Nevadan alerts Californians

Miller

Miller

Nevada Secretary of State Ross Miller, in a guest essay published by the Sacramento Bee, tried to respond to the belief of some Californians that “Nevada’s desire for more growth and California’s desire to protect the environment” are what are at issue at Lake Tahoe.

“The reality is that the different perspectives of the two states are considerably more nuanced, and deserve greater explanation and examination,” Miller wrote.

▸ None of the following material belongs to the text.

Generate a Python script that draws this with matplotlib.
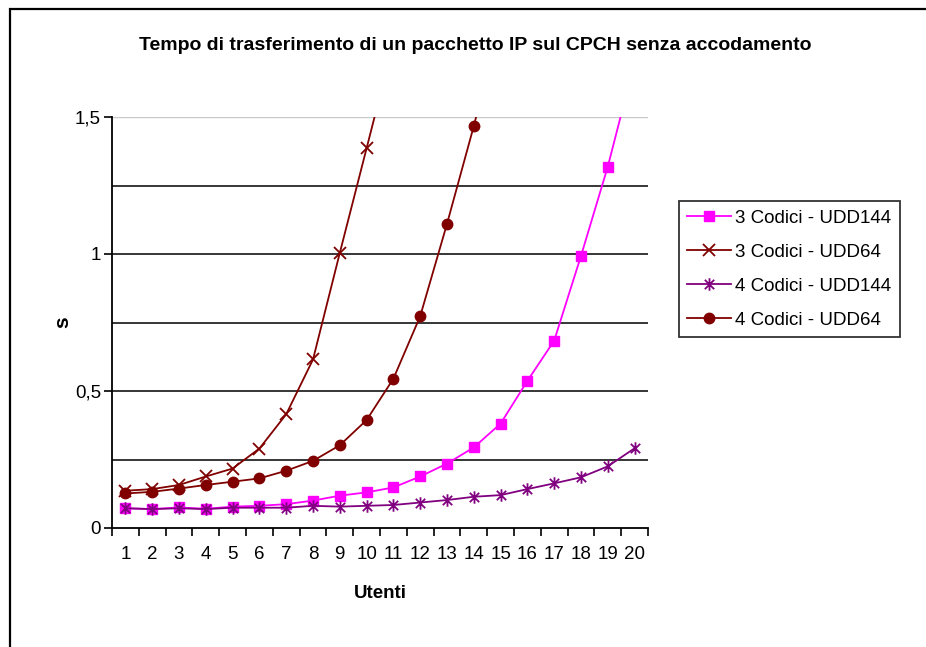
import matplotlib
matplotlib.use("Agg")
import matplotlib.pyplot as plt
from matplotlib import font_manager
from matplotlib.patches import Rectangle
from matplotlib.path import Path
from matplotlib.ticker import FixedLocator, FuncFormatter
import numpy as np

# ---------------- data ----------------
UTENTI = list(range(1, 21))
C3_UDD144 = [0.072, 0.069, 0.075, 0.070, 0.078, 0.081, 0.087, 0.100, 0.118, 0.130,
             0.148, 0.188, 0.235, 0.294, 0.381, 0.537, 0.684, 0.993, 1.319, 1.70]
C3_UDD64 = [0.136, 0.142, 0.157, 0.188, 0.217, 0.290, 0.415, 0.615, 1.004, 1.386, 1.77]
C4_UDD144 = [0.072, 0.069, 0.072, 0.069, 0.074, 0.074, 0.074, 0.081, 0.078, 0.081,
             0.084, 0.093, 0.102, 0.114, 0.120, 0.142, 0.163, 0.185, 0.225, 0.291]
C4_UDD64 = [0.126, 0.132, 0.144, 0.157, 0.169, 0.181, 0.209, 0.245, 0.302, 0.394,
            0.545, 0.773, 1.110, 1.467, 1.85]
LABELS = ["3 Codici - UDD144", "3 Codici - UDD64", "4 Codici - UDD144", "4 Codici - UDD64"]
TITLE = "Tempo di trasferimento di un pacchetto IP sul CPCH senza accodamento"

installed = {f.name for f in font_manager.fontManager.ttflist}
BASE = "Liberation Sans" if "Liberation Sans" in installed else "DejaVu Sans"
plt.rcParams["font.family"] = [BASE, "DejaVu Sans"]

# Excel-style asterisk: X plus a vertical bar
ASTER = Path([(0, -1), (0, 1), (-0.75, -0.75), (0.75, 0.75), (-0.75, 0.75), (0.75, -0.75)],
             [Path.MOVETO, Path.LINETO, Path.MOVETO, Path.LINETO, Path.MOVETO, Path.LINETO])

fig = plt.figure(figsize=(9.26, 6.47), dpi=100)
ax = fig.add_axes([112 / 926, 1 - 528 / 647, 536 / 926, 411 / 647])

# outer chart border (runs off the right/bottom edge)
fig.patches.append(Rectangle((10 / 926, -0.1), 1.2, 1 - 9 / 647 + 0.1, transform=fig.transFigure,
                             fill=False, ec="black", lw=1.6, zorder=0))

for y in [0.25, 0.5, 0.75, 1.0, 1.25]:
    ax.axhline(y, color="black", lw=1.1, zorder=1)
ax.axhline(1.5, color="#c8c8c8", lw=1.0, zorder=1)

def xs(vals):
    return UTENTI[:len(vals)]

ax.plot(xs(C3_UDD144), C3_UDD144, color="#ff00ff", lw=1.3, marker="s", ms=7.5,
        mec="#ff00ff", mfc="#ff00ff", label=LABELS[0], zorder=3)
ax.plot(xs(C3_UDD64), C3_UDD64, color="#800000", lw=1.3, marker="x", ms=8, mew=1.3,
        label=LABELS[1], zorder=3)
ax.plot(xs(C4_UDD144), C4_UDD144, color="#800080", lw=1.3, marker=ASTER, ms=9, mew=1.3,
        mec="#800080", label=LABELS[2], zorder=4)
ax.plot(xs(C4_UDD64), C4_UDD64, color="#800000", lw=1.3, marker="o", ms=7.5,
        mec="#800000", mfc="#800000", label=LABELS[3], zorder=3)

ax.set_xlim(0.5, 20.5)
ax.set_ylim(0, 1.5)
for s in ["top", "right"]:
    ax.spines[s].set_visible(False)
for s in ["left", "bottom"]:
    ax.spines[s].set_linewidth(1.3)

ax.set_yticks([0, 0.5, 1, 1.5])
ax.yaxis.set_major_formatter(FuncFormatter(lambda v, p: f"{v:g}".replace(".", ",")))
ax.tick_params(axis="y", direction="out", length=6, width=1.2, labelsize=13.5, pad=2)

ax.set_xticks(UTENTI)
ax.set_xticklabels([str(u) for u in UTENTI])
ax.xaxis.set_minor_locator(FixedLocator(np.arange(0.5, 21, 1)))
ax.tick_params(axis="x", which="major", length=0, labelsize=13.5, pad=13)
ax.tick_params(axis="x", which="minor", direction="out", length=6, width=1.2)

ax.set_xlabel("Utenti", fontsize=13.5, fontweight="bold", labelpad=16)
ax.set_ylabel("s", fontsize=15, fontweight="bold", labelpad=2)

fig.text(475 / 926, 1 - 46 / 647, TITLE, ha="center", va="center", fontsize=14,
         fontweight="bold")

leg = ax.legend(loc="upper left", bbox_to_anchor=(679 / 926, 1 - 201 / 647),
                bbox_transform=fig.transFigure, fontsize=13.5, frameon=True, fancybox=False,
                borderaxespad=0, handlelength=2.3, handletextpad=0.25, labelspacing=0.9,
                borderpad=0.45)
leg.get_frame().set_edgecolor("black")
leg.get_frame().set_linewidth(1.3)

fig.savefig("out.png", dpi=100)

“We can no longer rely on big federal earmarks to restore any damage to Lake Tahoe. The only way that we are going to realize the environmental goals we seek is by tearing down the urban development of earlier decades, and rebuilding in an eco-friendly manner. Doing so will require broad-based cooperation between the public and private sectors, and a recognition that sustaining Lake Tahoe environmentally will require sustaining it economically as well. … But policies that are based in a 50-year-old mindset that growth and environment sustainability are incompatible are making it virtually impossible for even the most responsible developers to tear down the decaying developments that continue to damage the lake, and replace them with responsible development using state-of-the-art techniques and materials. To put it in a microcosm, we need to tear down the pollutant-dumping gas stations and strip malls of the 1960s and replace them with LEED-certified green projects.”

Miller said the voting structure of the Tahoe Regional Planning Agency is an obstacle to those kind of changes. Nevada’s secretary of state sits on the TRPA.